Reyes-Mendoza v. Ashcroft

MEMORANDUM ***

Herlinda Reyes-Mendoza and her son Byron Reyes-Mendoza, natives and citizens of Guatemala, petition for review of the Board of Immigration Appeals’ (“BIA”) order dismissing their appeal from an Immigration Judge’s denial of their application for asylum and withholding of deportation. Because the transitional rules apply, see Kalaw v. INS, 133 F.3d 1147, 1150 (9th Cir.1997), we have jurisdiction under 8 U.S.C. § 1105a(a). We review for substantial evidence factual determinations concerning the petitioners’ eligibility for asylum, and we must uphold them unless the evidence compels a contrary result. INS v. Elias-Zacarias, 502 U.S. 478, 481 & n. 1, 112 S.Ct. 812, 117 L.Ed.2d 38 (1992). We deny the petition for review.

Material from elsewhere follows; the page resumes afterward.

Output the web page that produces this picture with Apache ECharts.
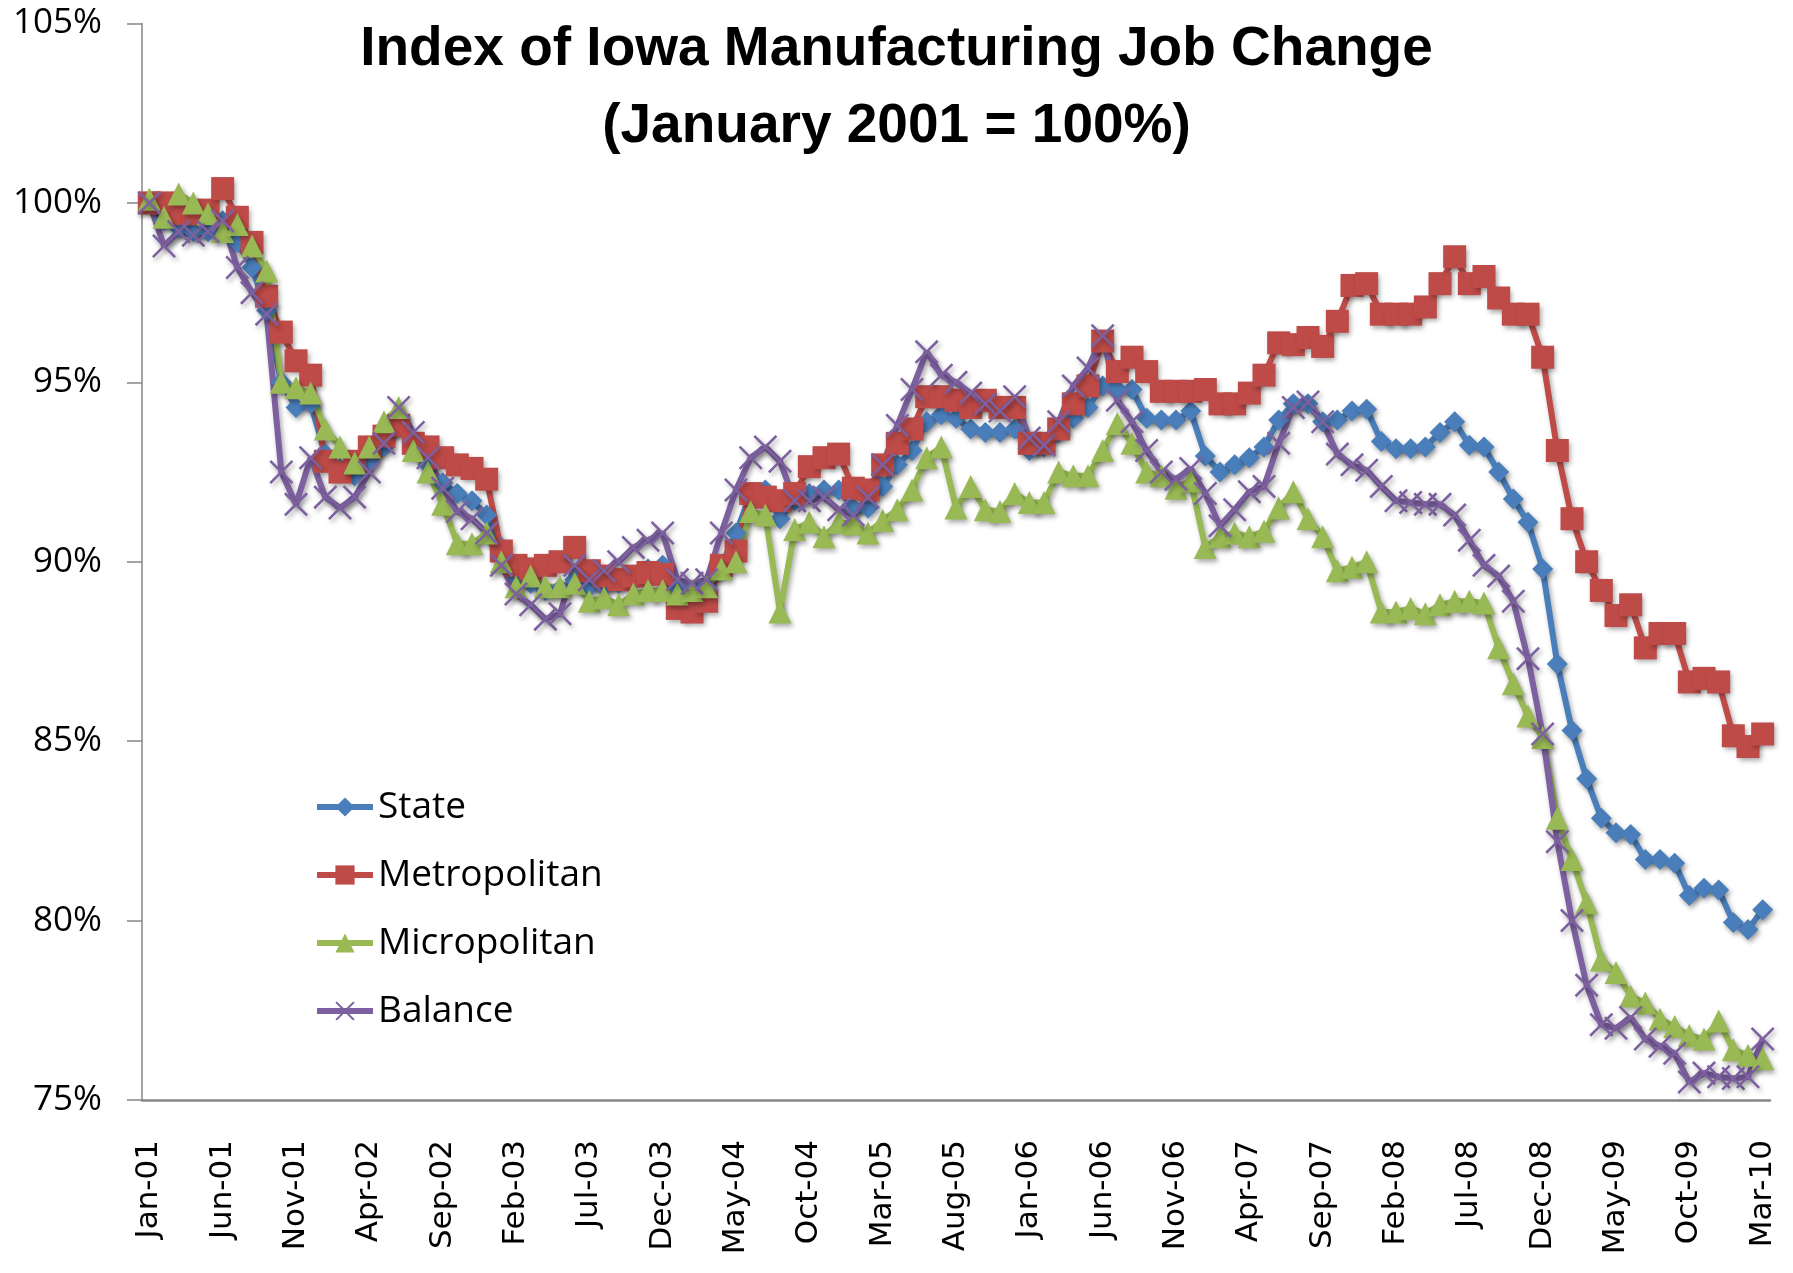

Petitioners’ contention that they established eligibility for aylum lacks merit because the evidence submitted was too vague to compel the conclusion that they have a well-founded fear of persecution. See Prasad v. INS, 47 F.3d 336, 339 (9th Cir.1995). Because petitioners failed to qualify for asylum, they necessarily failed to satisfy the more stringent standard required to establish eligibility for withholding of deportation. See Pedro-Mateo v. INS, 224 F.3d 1147, 1150 (9th Cir.2000).

Petitioners’ contention that Byron Reyes-Mendoza has never conceded to the charges contained in the notice to appear is belied by petitioners’ brief on appeal to the BIA which states that “[b]oth parties admitted to proper service and to the allegations and charges contained in their charging documents.”

PETITION FOR REVIEW DENIED.

This disposition is not appropriate for publication and may not be cited to or by the courts of this circuit except as provided by Ninth Circuit Rule 36-3.